At the publics, the price has gone up, but it hasn’t been matched by need-based financial aid, so for many families the cost has gone up.
You hear about the horrific amount of student debt burdening many young people, which is crimping their opportunities.
I really worry that all this rhetoric around loan burdening is misleading. The press tends to report outlier stories instead of actual data. For those who earned a BA in 2011 or 2012, the average debt was $26,000. That’s more than justified by the increased earnings from getting a BA. Some students make bad decisions, but the average debt is $26,000, and you can get that back very quickly. This debt is the investment of a lifetime.
There’s an argument that perhaps vocational school would be a better option for some students.
My worry with vocational school is the labor market is changing so incredibly quickly that any one particular skill could conceivably be obsolete in five to eight years. It used to be if you took a job, you did it for 30 years; but that’s no longer the case. We don’t even know what the jobs will be like in ten years. So it’s important that people get general critical reasoning and writing/qualitative skills, which allow them to be nimble in the labor market.
There’s room for us to do a little bit of everything in terms of getting people skills. There’s room in the market for more apprenticeships and technical training. But it shouldn’t be too specific, or that person has nothing when the technology changes.
Has technology changed college education, and has this been a good thing?
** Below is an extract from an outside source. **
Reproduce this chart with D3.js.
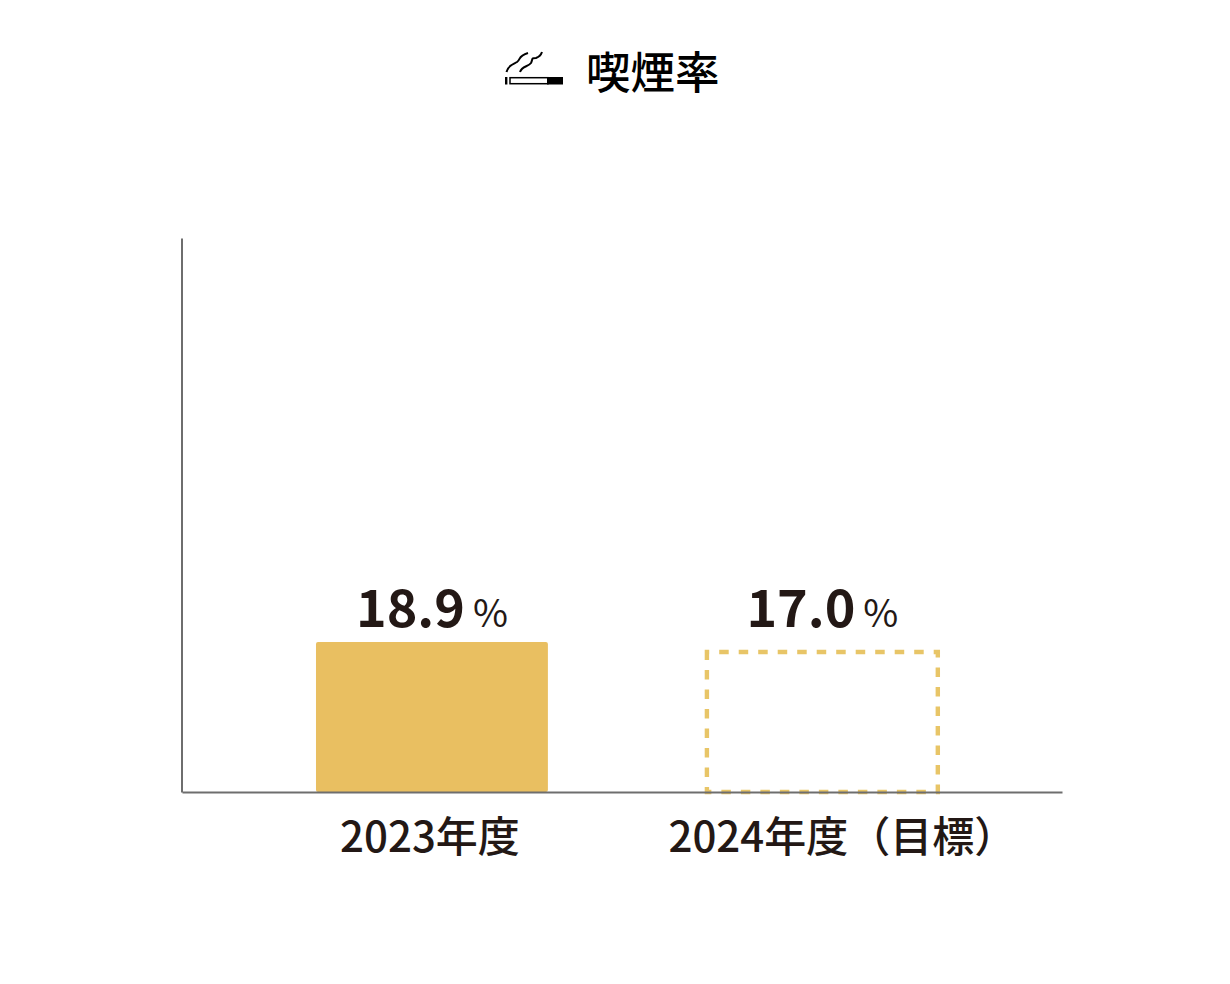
<!DOCTYPE html>
<html>
<head>
<meta charset="utf-8">
<script src="https://cdn.jsdelivr.net/npm/d3@7"></script>
<style>
body { margin: 0; background: #fff; }
svg { display: block; }
text { font-family: "Noto Sans CJK JP", "Noto Sans", sans-serif; fill: #231815; }
</style>
</head>
<body>
<svg id="chart"></svg>
<script>
var titleText = "喫煙率";
var years = ["2023年度", "2024年度（目標）"];
var values = [18.9, 17.0];
var valueLabels = ["18.9", "17.0"];
var isTarget = [false, true];

var screen = {width: 1230, height: 984};
var margins = {top: 238, right: 168, bottom: 192, left: 182};
var width = screen.width - margins.left - margins.right;
var height = screen.height - margins.top - margins.bottom;

var svg = d3.select("#chart")
    .attr("width", screen.width)
    .attr("height", screen.height);

var xScale = d3.scaleBand()
    .domain(years)
    .range([margins.left, margins.left + width])
    .paddingInner(0.406)
    .paddingOuter(0.33)
    .align(0.52);

// the picture has no y ticks, its bars are not drawn from zero, so domain is fitted to them
var yScale = d3.scaleLinear()
    .domain([-9.6, 95.7])
    .range([margins.top + height, margins.top]);

var baseY = margins.top + height;
var gold = "#e9bf61";

// title
svg.append("text")
    .attr("x", 586)
    .attr("y", 89)
    .style("font-size", "44.5px")
    .style("font-weight", 500)
    .style("fill", "#000")
    .text(titleText);

// cigarette icon
var icon = svg.append("g")
    .attr("transform", "translate(505,50)");
icon.append("rect").attr("x", 0).attr("y", 27).attr("width", 2.4).attr("height", 7.5).attr("fill", "#000");
icon.append("rect").attr("x", 5).attr("y", 27.7).attr("width", 38).attr("height", 6).attr("fill", "#fff").attr("stroke", "#000").attr("stroke-width", 1.5);
icon.append("rect").attr("x", 42).attr("y", 27).attr("width", 16).attr("height", 7.5).attr("fill", "#000");
icon.append("path")
    .attr("d", "M1.5,22 C3,15 9,14 12,12 C16,9 13,6 23,3")
    .attr("fill", "none").attr("stroke", "#000").attr("stroke-width", 2);
icon.append("path")
    .attr("d", "M15,22 C17,16 23,17 26,13 C28,9 26,8 31,8 C34,7 36,5 37,2")
    .attr("fill", "none").attr("stroke", "#000").attr("stroke-width", 2);

// bars
var bars = svg.append("g").attr("id", "bars");

bars.selectAll("rect.actual")
    .data(d3.range(values.length).filter(function(i) { return !isTarget[i]; }))
    .enter()
    .append("rect")
    .attr("class", "actual")
    .attr("x", function(i) { return xScale(years[i]); })
    .attr("y", function(i) { return yScale(values[i]); })
    .attr("width", xScale.bandwidth())
    .attr("height", function(i) { return baseY - yScale(values[i]); })
    .attr("rx", 2)
    .attr("fill", gold);

bars.selectAll("rect.target")
    .data(d3.range(values.length).filter(function(i) { return isTarget[i]; }))
    .enter()
    .append("rect")
    .attr("class", "target")
    .attr("x", function(i) { return xScale(years[i]) + 0.5; })
    .attr("y", function(i) { return yScale(values[i]); })
    .attr("width", xScale.bandwidth() - 1)
    .attr("height", function(i) { return baseY - yScale(values[i]); })
    .attr("fill", "none")
    .attr("stroke", "#e8c567")
    .attr("stroke-width", 4.4)
    .attr("stroke-dasharray", "9.5 10")
    .attr("stroke-dashoffset", 7.2);

// value labels
var labels = svg.append("g").attr("id", "labels")
    .selectAll("text")
    .data(d3.range(values.length))
    .enter()
    .append("text")
    .attr("x", function(i) { return xScale(years[i]) + xScale.bandwidth() / 2; })
    .attr("y", 627)
    .attr("text-anchor", "middle");

labels.append("tspan")
    .style("font-size", "52px")
    .style("font-weight", 700)
    .text(function(i) { return valueLabels[i]; });

labels.append("tspan")
    .attr("dx", 8)
    .style("font-size", "38px")
    .style("font-weight", 400)
    .text("%");

// axes
var xAxis = d3.axisBottom(xScale).tickSize(0).tickPadding(0);
var yAxis = d3.axisLeft(yScale).tickValues([]).tickSize(0);

var xG = svg.append("g")
    .attr("id", "xAxis")
    .attr("transform", "translate(0," + baseY + ")")
    .call(xAxis);

var yG = svg.append("g")
    .attr("id", "yAxis")
    .attr("transform", "translate(" + (margins.left - 0.5) + ",0)")
    .call(yAxis);

svg.selectAll("#xAxis .domain, #yAxis .domain")
    .attr("stroke", "#6e6e6e")
    .attr("stroke-width", 2);

xG.selectAll(".tick text")
    .attr("y", 60)
    .attr("dy", 0)
    .attr("dx", function(d, i) { return i == 1 ? 20 : -2; })
    .attr("font-family", null)
    .style("font-size", "42px")
    .style("font-weight", 500)
    .style("fill", "#231815");
</script>
</body>
</html>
Technology continues to evolve, and it’s allowed us to do so many things so much better than 30 years ago. When I was in school, we didn’t even have word processing. There was no way I could write a second draft of my paper after typing it at 2 a.m. But our students can edit and rewrite continually, and I think that’s allowed work that couldn’t have happened before.
I’m an economist, and when I studied econometrics in college, it was with paper and pencil. Now our students in undergraduate and grad school can analyze huge data sets and can see the value of these quantitative tools, instead of just studying them in the abstract. On the creative side, they have the ability to create film, musical compositions…what students can accomplish given the technology has eliminated some boundaries that existed before. It helps us do our job better.
The big question is, will it help us address this cost issue? If we could have some technological advancement that would deliver a quality education at less cost, we could educate more people.
Haven’t online college courses done this?
I’m a pretty disciplined person, but it’s really hard to just sit at a computer all day. You can’t substitute the personal interaction you get on campus with the faculty and your peers. There will be places in the curriculum where online capabilities will help us and make sense. A lot of schools are experimenting with this.
Have you noticed any change in the current generation of students?
I’ve taught Economics every other year, and I’ve noticed there is this tendency for students to multitask. But we encourage them to focus on one thing, and they are receptive to that on campus. They haven’t lost the ability to deeply engage. They are also always communicating and connecting. I’m doing that too.
Vassar began accepting small groups of veterans as freshmen in a new program you introduced in partnership with the Posse Foundation in 2013. Have you started a trend?
So far two schools, Wesleyan and Dartmouth, have followed us into the program. Many people go into the military for economic reasons. Part of the Posse Foundation’s philosophy is that a cohort is needed so that the veterans can support each other, and we agree with this. We’re hoping to spread the program to ten schools.
Where will you be ten years from now?
I am sure I will stay in the world of higher education, still thinking about the economic challenges. While there is a huge amount of work being done on this, we have not solved the problem, and I suspect in ten years we’ll still be working on it.